Le nutritionniste voit différentes raisons pour lesquelles le public devrait s’intéresser à la sauvegarde de ces semences. « Il y a une raison émotive, parce que c’est poétique et que c’est important de préserver notre histoire, dit-il. Mais il y a aussi une motivation rationnelle. » Il fait valoir qu’un jour, par exemple, nous aurons peut-être besoin de ce patrimoine génétique pour obtenir une tomate qui a besoin de très peu d’eau. « La richesse et notre résilience face aux changements climatiques se trouvent dans la biodiversité », estime le nutritionniste.  

Le saviez-vous?

Voici quelques faits amusants rapportés par Bernard Lavallée.

• Le pois St-Hubert serait LE pois à l’origine de la soupe aux pois. Celui-ci est arrivé au 17e siècle avec les colons français.

• La tomate Mémé de Beauce a été redécouverte en 1995 par un menuisier qui a trouvé des semences dans le grenier d’une vieille maison abandonnée qu’il rénovait.

• Le concombre Tante Alice a été nommé en l’honneur de sa créatrice, Marie-Alice Laflamme Gosselin. Son truc pour une germination réussie? Tremper les graines dans le lait 24 heures avant la plantation!
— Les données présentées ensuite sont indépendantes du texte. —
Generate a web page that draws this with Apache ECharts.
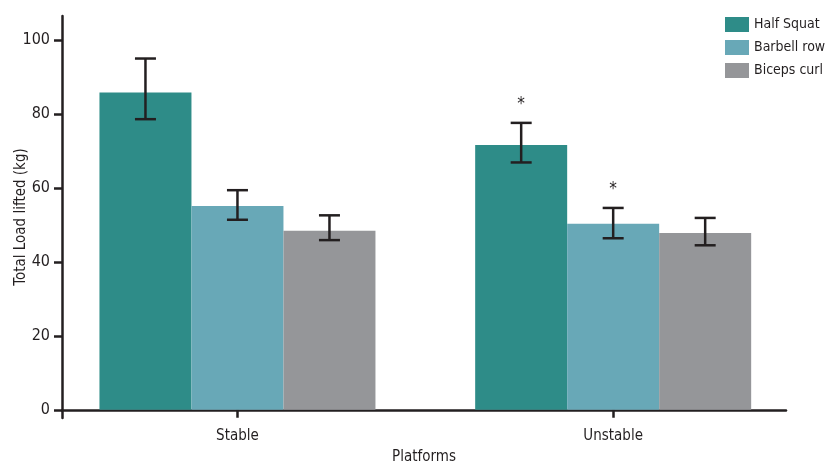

• La tomate Petit Moineau a été ramenée du Mexique par un médecin en voyage dans les années 1950. C’est dans la région de Châteauguay qu’elle a d’abord été cultivée.

• L’épinard Norfolk a été créé au Québec à la fin du 19e siècle, mais c’est une congrégation religieuse de Kingston en Ontario qui a sauvegardé cette variété pour qu’on puisse encore la manger aujourd’hui.